My uncle is an Orthopaedic, with a PhD degree. Like that’s not enough, he also likes to discuss bones at countless symposiums, teach about bones at a university, and had invented new techniques on how to fix some bones.

 

The market is niche, I admit. But there are people who live that life.

He’s a man of science. He walks side by side with objective judgement and technology.

 

At one night over dinner with him, I brought out what I thought would be a light topic. “I like to shoot with film,” I said, and expected a simple answer like, “Oh, cool!” or, “Okay.” How could I have foreseen, he found the topic was actually interesting and started firing torrents of questions and arguments.

 

He recapped that the more advanced technology applied to the camera, the better the results would be compared to the ones using method several hundred years backwards. Even if there is a difference in the results, it is teeny beanies minor and not worth struggling. He also argued that the beautiful sentiments in film photography is nothing else than the successful branding strategy from the film manufacturers.

 

I tried to defend my ground, but then I realised, debating over digital versus film would be as never ending as sorting out Middle East.

 

Because technology fails to understand one thing: the soul.

 

Yes, with the latest technology, you can conclude an entire orchestra in a single keyboard, and then jam it with the latest R&B tunes, perfectly. But Martha Argerich would play a simple Sonata on an old piano - the kind of piano that has no cords attached - and people would pay thousands of dollars just to listen to each soulful tunes.

 

You might feel like you’re piloting a futuristic spacecraft inside an SLR McLaren but then cruising along the motorways in a naked Alfa Romeo would let you feel nothing but classic.

 

The market is niche, I admit. But there are people who live that life.

 

Alex and Ruth are two of those people.
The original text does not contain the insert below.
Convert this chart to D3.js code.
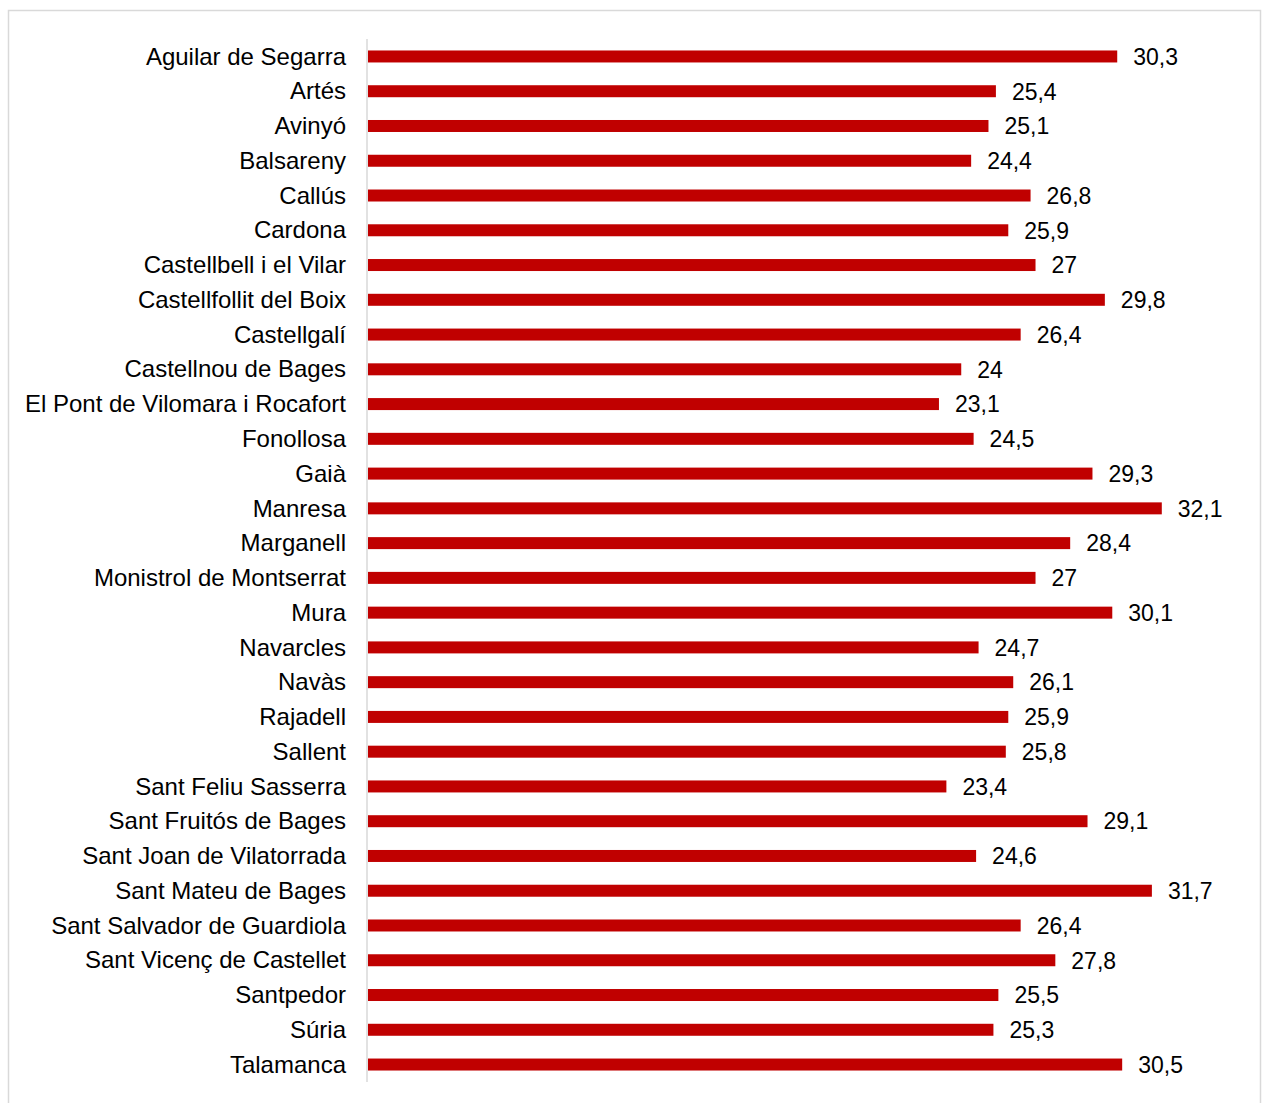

They were so excited when I told them that I’d shoot their session solely on film. The lovely couple enjoyed the slow paced photo shoot so much and anticipated the outcome dearly. Therefore the series below is very special for me indeed.

 

And while scrolling down the photos, there’s gonna be at least one of you who would argue that the same results could be achieved with a dSLR camera and a proper editing process. I believe that. However, one thing I should point out is that the session took place right under the fierce midday sun, and these pictures were fresh from the film developer’s mailbox. No tones enhancements in any ways.

 

I fall deeper in love with film. The dynamic range, the light it captured, the mood, the mystery, the beautiful mistakes, and most importantly, the soul.